How do I prevent my Macbook from overheating so often?

It’s a few years old 2.15 GHz Intel Core Due, 2 GB 667 MHz DDR2 SDRAM using Mac OSX version 10.6.8. It seems to overheat whenever I’m trying to do something interesting.

My daughter’s macbook did that when the fan died.

Dead fan or vents clogged with dust.

Macs can have problems? :slight_smile:

I ruined my first laptop by not cleaning the dust out of it. Get some canned air and spray into the vents against the normal flow of air (while the laptop is off). I recommend doing this once a year, twice a year if you have cats.

Im not a Mac guy so Im not familiar with the fan problem.

You can also consider a laptop cooling pad like this one, but that’s secondary to clearing out the dust and making sure the fans are still blowing.

MacBook Pros are notorious for thigh-burning temps. Blow out the dust bunnies and make sure you don’t put it on a pillow or blanket.

Don’t know about MAC’s, but I had to replace the fan on my PC. Cost a whopping $24. Very easy to replace, but seemed daunting at the time–just buy a jeweler’s screwdriver set. On PC’s there are free app’s that you can download to monitor CPU temp. I would assume that MAC’s have similar app’s available–find one and determine what the CPU temp is when idling and when crunching at 100% CPU. If it is getting over 70* [C] you have a fan/cooling issue. New fan dropped my PC from 80* to 50* when cranking at 100%.

Was it a desktop?

Fan replacement on a MacBook laptop might not be so easy:
MacBook Pro 15" Core Duo Model A1150 Left Fan Replacement - iFixit Repair Guide (just an example, not necessarily the right instructions for the OP’s particular model)

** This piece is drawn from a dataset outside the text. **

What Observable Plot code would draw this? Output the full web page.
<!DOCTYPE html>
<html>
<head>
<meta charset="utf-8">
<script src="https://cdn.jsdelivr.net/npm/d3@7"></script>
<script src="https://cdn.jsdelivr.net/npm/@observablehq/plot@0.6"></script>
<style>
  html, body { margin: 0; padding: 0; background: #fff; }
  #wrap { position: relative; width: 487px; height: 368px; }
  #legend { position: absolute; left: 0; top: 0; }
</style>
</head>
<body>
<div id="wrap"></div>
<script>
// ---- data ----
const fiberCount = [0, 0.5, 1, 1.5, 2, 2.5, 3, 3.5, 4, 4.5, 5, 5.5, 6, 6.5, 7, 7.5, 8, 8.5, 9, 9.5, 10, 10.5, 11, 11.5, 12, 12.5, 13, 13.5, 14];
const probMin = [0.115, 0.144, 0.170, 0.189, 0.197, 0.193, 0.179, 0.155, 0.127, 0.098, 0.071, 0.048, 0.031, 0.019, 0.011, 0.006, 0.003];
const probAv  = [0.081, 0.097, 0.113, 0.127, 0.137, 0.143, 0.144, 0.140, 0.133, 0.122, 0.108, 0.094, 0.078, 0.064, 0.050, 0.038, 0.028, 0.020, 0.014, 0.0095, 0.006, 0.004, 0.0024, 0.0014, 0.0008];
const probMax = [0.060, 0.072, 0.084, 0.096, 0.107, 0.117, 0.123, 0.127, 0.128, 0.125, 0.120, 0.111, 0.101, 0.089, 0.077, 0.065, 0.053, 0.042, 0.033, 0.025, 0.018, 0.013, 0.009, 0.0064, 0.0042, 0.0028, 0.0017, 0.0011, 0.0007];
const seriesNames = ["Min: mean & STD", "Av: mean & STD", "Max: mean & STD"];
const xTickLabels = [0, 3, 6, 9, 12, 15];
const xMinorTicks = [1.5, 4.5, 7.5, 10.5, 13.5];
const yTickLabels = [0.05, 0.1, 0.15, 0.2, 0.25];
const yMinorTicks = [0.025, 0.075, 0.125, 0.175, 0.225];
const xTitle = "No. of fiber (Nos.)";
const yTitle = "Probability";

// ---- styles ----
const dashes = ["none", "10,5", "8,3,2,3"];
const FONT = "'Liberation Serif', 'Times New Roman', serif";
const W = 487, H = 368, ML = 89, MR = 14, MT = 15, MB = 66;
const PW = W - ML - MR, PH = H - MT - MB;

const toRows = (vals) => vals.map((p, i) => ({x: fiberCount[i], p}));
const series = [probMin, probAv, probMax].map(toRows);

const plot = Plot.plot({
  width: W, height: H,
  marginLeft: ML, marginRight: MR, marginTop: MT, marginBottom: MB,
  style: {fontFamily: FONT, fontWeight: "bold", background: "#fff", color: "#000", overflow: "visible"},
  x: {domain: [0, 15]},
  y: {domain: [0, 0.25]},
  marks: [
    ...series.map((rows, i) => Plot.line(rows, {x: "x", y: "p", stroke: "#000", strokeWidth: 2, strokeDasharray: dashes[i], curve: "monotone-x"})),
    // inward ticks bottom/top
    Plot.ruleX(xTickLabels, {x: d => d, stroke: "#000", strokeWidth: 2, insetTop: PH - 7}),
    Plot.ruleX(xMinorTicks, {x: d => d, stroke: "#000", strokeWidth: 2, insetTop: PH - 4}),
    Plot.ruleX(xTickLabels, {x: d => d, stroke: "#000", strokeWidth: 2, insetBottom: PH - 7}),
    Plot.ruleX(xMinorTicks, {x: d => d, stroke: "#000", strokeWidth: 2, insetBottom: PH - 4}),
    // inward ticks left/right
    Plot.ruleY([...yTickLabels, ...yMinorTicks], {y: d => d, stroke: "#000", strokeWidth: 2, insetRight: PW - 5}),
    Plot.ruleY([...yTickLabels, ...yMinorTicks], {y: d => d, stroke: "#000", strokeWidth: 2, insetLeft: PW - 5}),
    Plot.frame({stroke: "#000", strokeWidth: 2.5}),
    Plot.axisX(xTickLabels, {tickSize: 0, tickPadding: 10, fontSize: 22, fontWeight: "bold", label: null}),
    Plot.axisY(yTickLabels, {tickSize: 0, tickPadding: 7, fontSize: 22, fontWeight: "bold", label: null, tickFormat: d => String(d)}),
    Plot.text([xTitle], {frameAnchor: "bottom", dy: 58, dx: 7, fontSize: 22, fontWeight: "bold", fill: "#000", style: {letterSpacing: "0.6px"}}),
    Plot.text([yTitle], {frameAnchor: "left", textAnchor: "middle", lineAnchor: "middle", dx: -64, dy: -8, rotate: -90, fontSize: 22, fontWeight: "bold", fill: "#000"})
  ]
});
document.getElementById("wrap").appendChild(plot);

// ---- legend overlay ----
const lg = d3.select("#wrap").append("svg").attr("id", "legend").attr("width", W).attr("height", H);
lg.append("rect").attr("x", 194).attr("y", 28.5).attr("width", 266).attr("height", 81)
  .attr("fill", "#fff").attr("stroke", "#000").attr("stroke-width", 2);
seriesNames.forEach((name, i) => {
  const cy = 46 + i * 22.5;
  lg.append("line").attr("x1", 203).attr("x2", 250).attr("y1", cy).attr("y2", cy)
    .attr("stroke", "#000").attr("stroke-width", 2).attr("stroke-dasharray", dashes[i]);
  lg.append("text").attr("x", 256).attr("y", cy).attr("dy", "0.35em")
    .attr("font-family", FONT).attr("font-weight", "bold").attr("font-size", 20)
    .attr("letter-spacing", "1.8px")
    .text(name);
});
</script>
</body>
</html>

DO NOT try to take the screws out of your MacBook’s case unless you have the correct screwdriver size (a 00, I believe). I tried to do mine with a screwdriver that was the next size up, and almost all of the screws came out with no problem. But I wound up stripping the last one, and ultimately had to take it to the Apple store so they could get it out for me. (Which they did, and then I replaced the battery with no further issues, but still. Get the right size screwdriver.)

This might be totally obvious to anyone with half a clue, but I wish someone had told me before I sat down to do what was supposed to be a really quick and easy battery replacement.

Correction: I was upgrading the RAM, not replacing the battery. This is what I get for late-night posting.

No, laptop. Old Dell Latitude D610.

Install Istat Pro into Widgets and see what the temps are actually. Then install Download smcFanControl for Mac | MacUpdate and cool it off.
Then do all your diagnostics with Mackeeper or equivalent and blow out Safari and Firefox caches with a reset. Check Activity Monitor and find and kill any parasitic programs like HP Print Monitor that will automatically grow until the machine stops.

Get yourself a lap desk, first of all. Then, I recommend a non-powered cooling pad that just raises the bottom of the laptop up so that air can flow all around it. I’ve used and loved this one and this one from Targus. The pads lift the laptop to a comfortable typing angle and even allow you to rotate the laptop easily like a Lazy Susan, so you can pretend you’re Captain Picard.

I think your machine is just new enough so you shouldn’t have this issue, but the earlier Macs have a situation where the heatsink paste loses it’s hold or something. These get really hot just above the #1 and #2 keys, right by the hinge. If it’s hotter there than anywhere else, do some Googling.